Several Countrywide representatives did not immediately return requests for comment.
Countrywide said it had tightened its lending standards so most new home loans would qualify for purchase and guarantee by mortgage companies Fannie Mae and Freddie Mac. These are considered among home loans least likely to default.
"When you're in a pit, the first thing to do is to stop digging," said James Ellman, a portfolio manager at Seacliff Capital, a San Francisco hedge fund.
The lender also plans to originate nearly all home loans in its Countrywide Bank unit by September 30. This will let it tap new sources of financing such as deposits and federal home loan banks to finance operations, and rely less on capital markets.
Countrywide said it could keep the US$11.5 billion for at least a year, and 70 per cent of it for more than four years, before having to pay it back.
The credit facility from 40 banks was originally intended to back up other debt. Countrywide reported US$186.5 billion of liquidity at June 30.
Earlier this week, Countrywide said mortgage delinquencies had reached their highest level in more than five years.
Dozens of smaller mortgage lenders have quit the industry this year, and many have gone bankrupt.
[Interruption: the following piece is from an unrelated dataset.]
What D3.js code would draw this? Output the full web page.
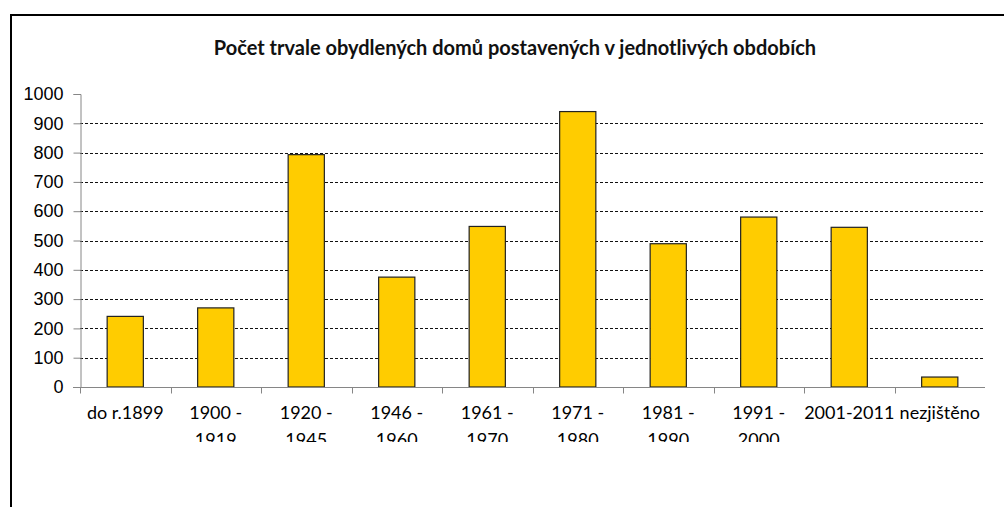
<!DOCTYPE html>
<html>
<head>
<meta charset="utf-8">
<script src="https://cdn.jsdelivr.net/npm/d3@7"></script>
<style>
  body { margin: 0; background: #fff; }
  svg { display: block; font-family: Lato, "Open Sans", sans-serif; }
</style>
</head>
<body>
<div id="chart"></div>
<script>
const width = 1004;
const height = 507;
const margin = { top: 94, right: 19, bottom: 120, left: 80 };

const title = "Počet trvale obydlených domů postavených v jednotlivých obdobích";
const categories = ["do r.1899", "1900 - 1919", "1920 - 1945", "1946 - 1960", "1961 - 1970",
    "1971 - 1980", "1981 - 1990", "1991 - 2000", "2001-2011", "nezjištěno"];
const values = [241, 270, 793, 375, 548, 940, 489, 580, 545, 34];
const yTicks = d3.range(0, 1001, 100);

const svg = d3.select("#chart")
    .append("svg")
    .attr("width", width)
    .attr("height", height);

// chart frame (runs off the right/bottom edge like the source)
svg.append("path")
    .attr("d", `M11,${height + 5}V15H${width + 5}`)
    .style("fill", "none")
    .style("stroke", "#000")
    .style("stroke-width", 2);

svg.append("text")
    .attr("x", 515)
    .attr("y", 55)
    .style("text-anchor", "middle")
    .style("font-size", "20px")
    .style("font-weight", "bold")
    .style("fill", "#111")
    .text(title);

const x = d3.scaleBand()
    .domain(categories)
    .range([margin.left, width - margin.right])
    .paddingInner(0.6)
    .paddingOuter(0.3);

const y = d3.scaleLinear()
    .domain([0, 1000])
    .range([height - margin.bottom, margin.top]);

// dashed gridlines
svg.append("g")
    .selectAll("line")
    .data(yTicks.filter(d => d > 0 && d < 1000))
    .enter()
    .append("line")
    .attr("x1", margin.left)
    .attr("x2", width - margin.right)
    .attr("y1", d => Math.round(y(d)) + 0.5)
    .attr("y2", d => Math.round(y(d)) + 0.5)
    .style("stroke", "#111")
    .style("stroke-width", 1.2)
    .style("stroke-dasharray", "3,2");

// bars
svg.append("g")
    .selectAll("rect")
    .data(values)
    .enter()
    .append("rect")
    .attr("x", (d, i) => x(categories[i]))
    .attr("y", d => y(d))
    .attr("width", x.bandwidth())
    .attr("height", d => y(0) - y(d))
    .style("fill", "#FFCC00")
    .style("stroke", "#222")
    .style("stroke-width", 1.2);

// y axis
const yAxis = svg.append("g")
    .attr("transform", `translate(${margin.left + 0.5},0)`)
    .call(d3.axisLeft(y).tickValues(yTicks).tickSize(7).tickPadding(10).tickFormat(d3.format("d")));
yAxis.select(".domain").style("stroke", "#868686");
yAxis.selectAll(".tick line").style("stroke", "#868686");
yAxis.selectAll("text")
    .style("font-size", "18px")
    .style("fill", "#000");

// x axis: ticks sit on category boundaries
const step = x.step();
const xAxisG = svg.append("g")
    .attr("transform", `translate(0,${Math.round(y(0)) + 0.5})`);
xAxisG.append("line")
    .attr("x1", margin.left - 7)
    .attr("x2", width - margin.right)
    .style("stroke", "#868686");
xAxisG.selectAll(".xtick")
    .data(d3.range(categories.length))
    .enter()
    .append("line")
    .attr("class", "xtick")
    .attr("x1", i => Math.round(margin.left + i * step) + 0.5)
    .attr("x2", i => Math.round(margin.left + i * step) + 0.5)
    .attr("y1", 0)
    .attr("y2", 6)
    .style("stroke", "#868686");

// category labels, wrapped and clipped at the bottom like the source
svg.append("clipPath")
    .attr("id", "labelClip")
    .append("rect")
    .attr("x", 0)
    .attr("y", 0)
    .attr("width", width)
    .attr("height", 442);

const labels = svg.append("g")
    .attr("clip-path", "url(#labelClip)")
    .selectAll("text")
    .data(categories)
    .enter()
    .append("text")
    .attr("x", d => x(d) + x.bandwidth() / 2)
    .attr("y", 419)
    .style("text-anchor", "middle")
    .style("font-size", "18px")
    .style("fill", "#000");

labels.each(function(d) {
    const t = d3.select(this);
    const words = d.split(" ");
    let line = [];
    let tspan = t.append("tspan").attr("x", t.attr("x")).attr("dy", 0);
    words.forEach(w => {
        line.push(w);
        tspan.text(line.join(" "));
        if (tspan.node().getComputedTextLength() > step - 6 && line.length > 1) {
            line.pop();
            tspan.text(line.join(" "));
            line = [w];
            tspan = t.append("tspan").attr("x", t.attr("x")).attr("dy", 27).text(w);
        }
    });
});
</script>
</body>
</html>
"The big question is, can Countrywide survive," wrote Paul Miller, of Friedman, Billings, Ramsey & Co.
He said if liquidity problems lasted more than a month, "Countrywide might be forced to sell assets at a deep discount, putting tremendous pressure on its book value and stock price".
"There is a scenario in which the current liquidity crises lasts for longer than three months and Countrywide is forced into bankruptcy; it will be ugly, but it can happen!"